Tout d’abord, il est important de continuer à investir dans la recherche agricole et la sélection des variétés végétales adaptées aux conditions locales. Cela peut inclure le développement d’hybrides spécifiques au climat algérien, capables de résister aux sécheresses et aux maladies qui pourraient être exacerbées par les changements climatiques. La banque de semences nationales est essentielle pour préserver la diversité génétique des cultures et protéger les variétés traditionnelles locales. Cela permet également de disposer d’un stock de semences en cas de crises agricoles majeures. Collaborer avec des partenaires internationaux peut également être bénéfique pour accéder à des variétés de semences indisponibles localement. Cependant, il est important de veiller à ce que de telles collaborations ne compromettent pas la souveraineté en matière de semences et n’entraînent pas une dépendance excessive vis-à-vis d’autres pays.

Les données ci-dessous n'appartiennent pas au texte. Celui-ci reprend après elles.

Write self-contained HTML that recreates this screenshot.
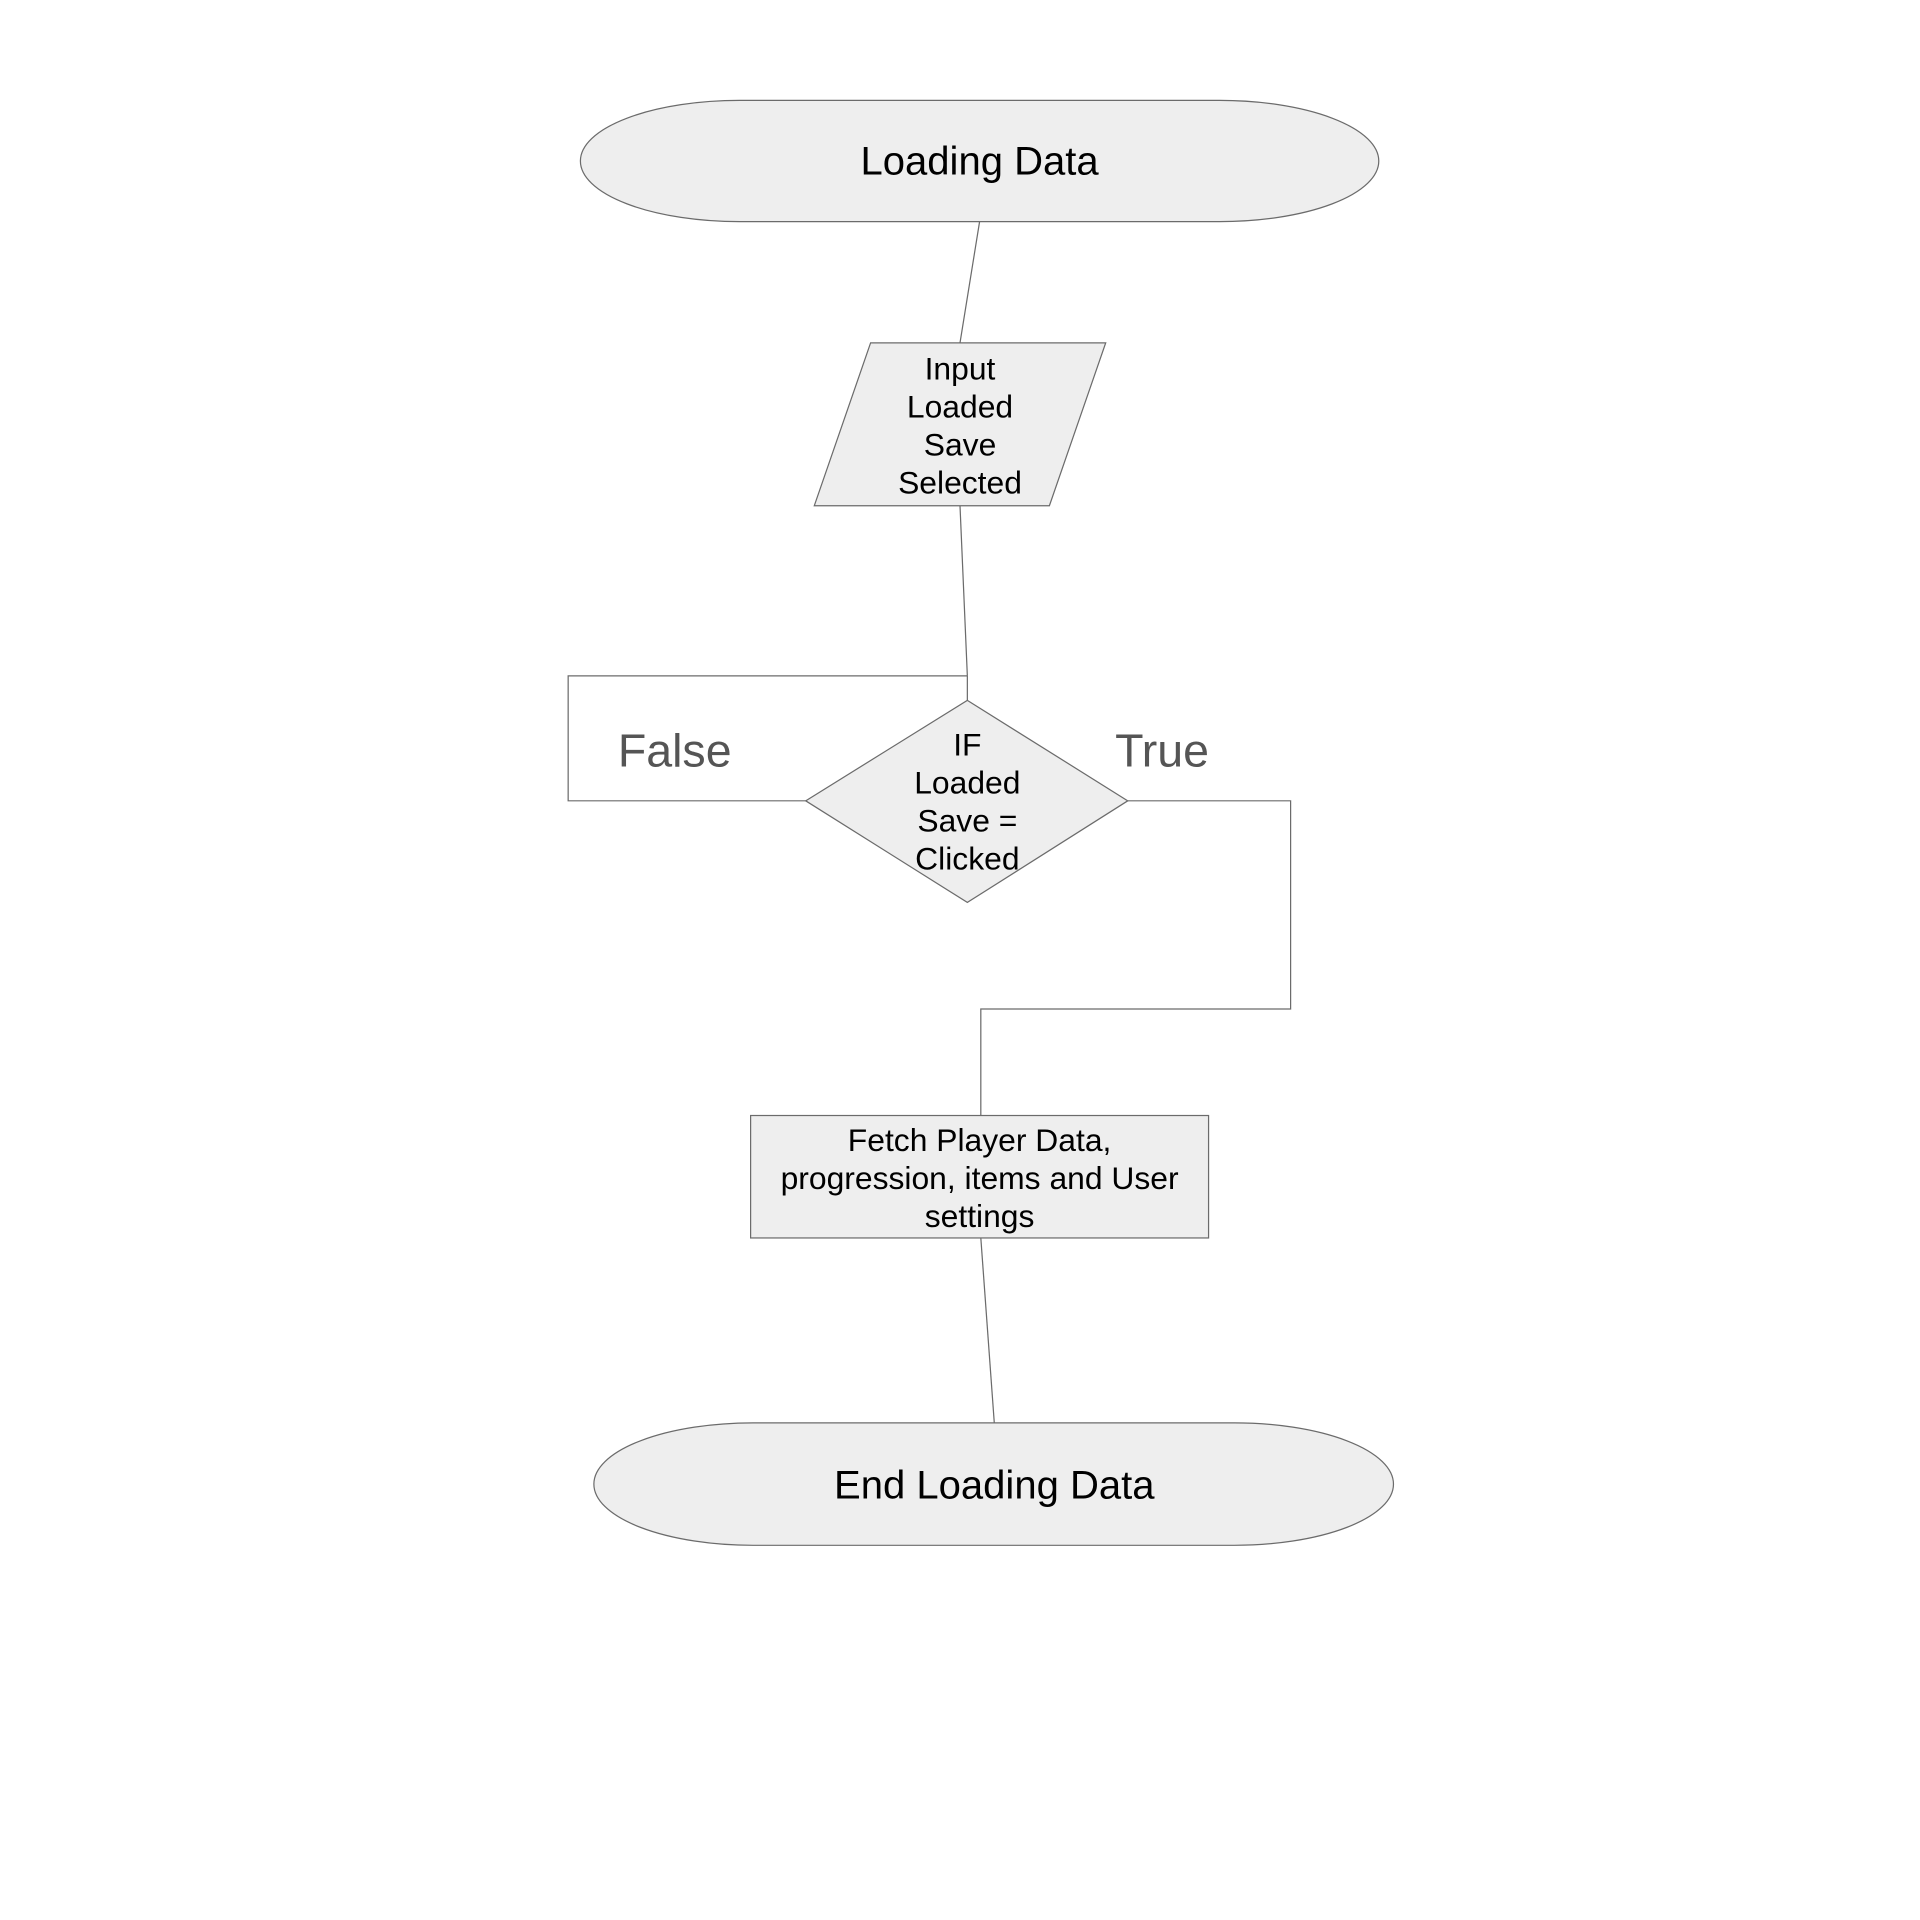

En fin de compte, la souveraineté en matière de semences exige un équilibre entre la préservation des ressources locales et la recherche d’innovations externes pour garantir une agriculture durable, autonome et résiliente aux défis climatiques et environnementaux. Il y a donc un long travail à réaliser. C’est une action de longue haleine qui donnera ses fruits dans 15, 20, 30 ans. Le but est de construire un système agricole autonome qui correspond à un régime alimentaire qui doit aussi évoluer de son côté.